Menyinggung soal evaluasi 100 hari kerja Bupati, MPAL berpandangan bahwa masa 100 hari bukanlah tolok ukur keberhasilan pemerintahan. Masa jabatan kepala daerah adalah lima tahun dan membutuhkan proses evaluasi berkelanjutan berdasarkan indikator pembangunan yang objektif. Kendati demikian, masyarakat tetap didorong untuk aktif memberikan kritik konstruktif sebagai bagian dari partisipasi demokratis.
Baca juga : Koperasi Merah Putih di Wonogiri Mandek: Minim Modal, Aturan Tak Jelas
MPAL juga memberikan sorotan terhadap penataan ruang dan simbol-simbol kebudayaan di wilayah ibu kota kabupaten, Sukadana. Pihaknya mendesak agar pembangunan kota Sukadana diprioritaskan karena merupakan representasi wajah Kabupaten Lampung Timur. MPAL mengusulkan relokasi beberapa ikon dan monumen seperti patung badak, KH Hanapiah, Letnan Aripin, dan Asmaul Husna agar penempatannya mencerminkan makna historis, edukatif, dan religius yang lebih sesuai.

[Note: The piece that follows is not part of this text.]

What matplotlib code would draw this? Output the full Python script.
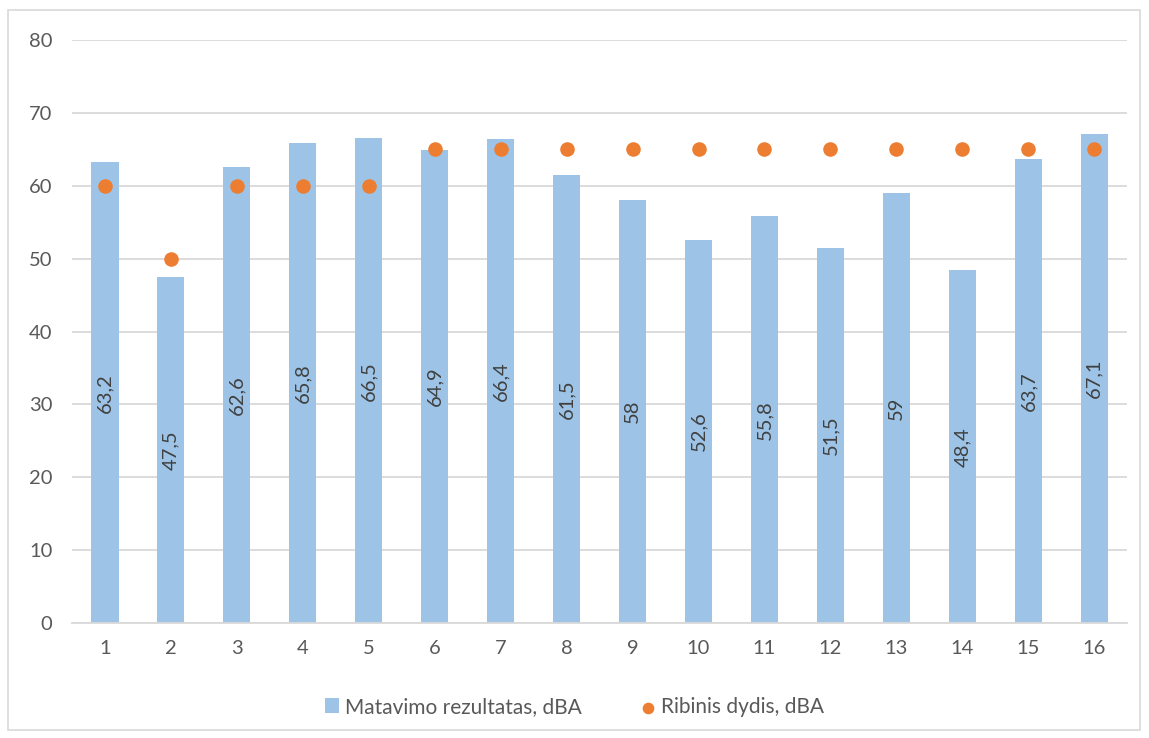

Dalam aspek kebudayaan, MPAL meminta koreksi terhadap bentuk lambang siger yang berada di depan Kantor Kejaksaan Negeri Sukadana. Saat ini lambang tersebut berlekuk tujuh, padahal Kabupaten Lampung Timur masuk dalam Kebuyutan Adat Abung Siwo Migo yang secara simbolik diwakili oleh siger lekuk sembilan. Penyesuaian ini dianggap penting sebagai bentuk penghormatan terhadap warisan budaya lokal dan identitas masyarakat adat setempat.
Fenomena ini mencerminkan pentingnya tata kelola pemerintahan daerah yang akuntabel, inklusif, dan berakar pada nilai-nilai lokal. Keterlibatan lembaga adat seperti MPAL dalam mengkritisi dan mengawal kebijakan publik menunjukkan peran strategis masyarakat sipil dalam sistem demokrasi. Keseimbangan antara legalitas formal, keadilan sosial, dan simbolisme budaya menjadi kunci dalam pembangunan daerah yang berkelanjutan.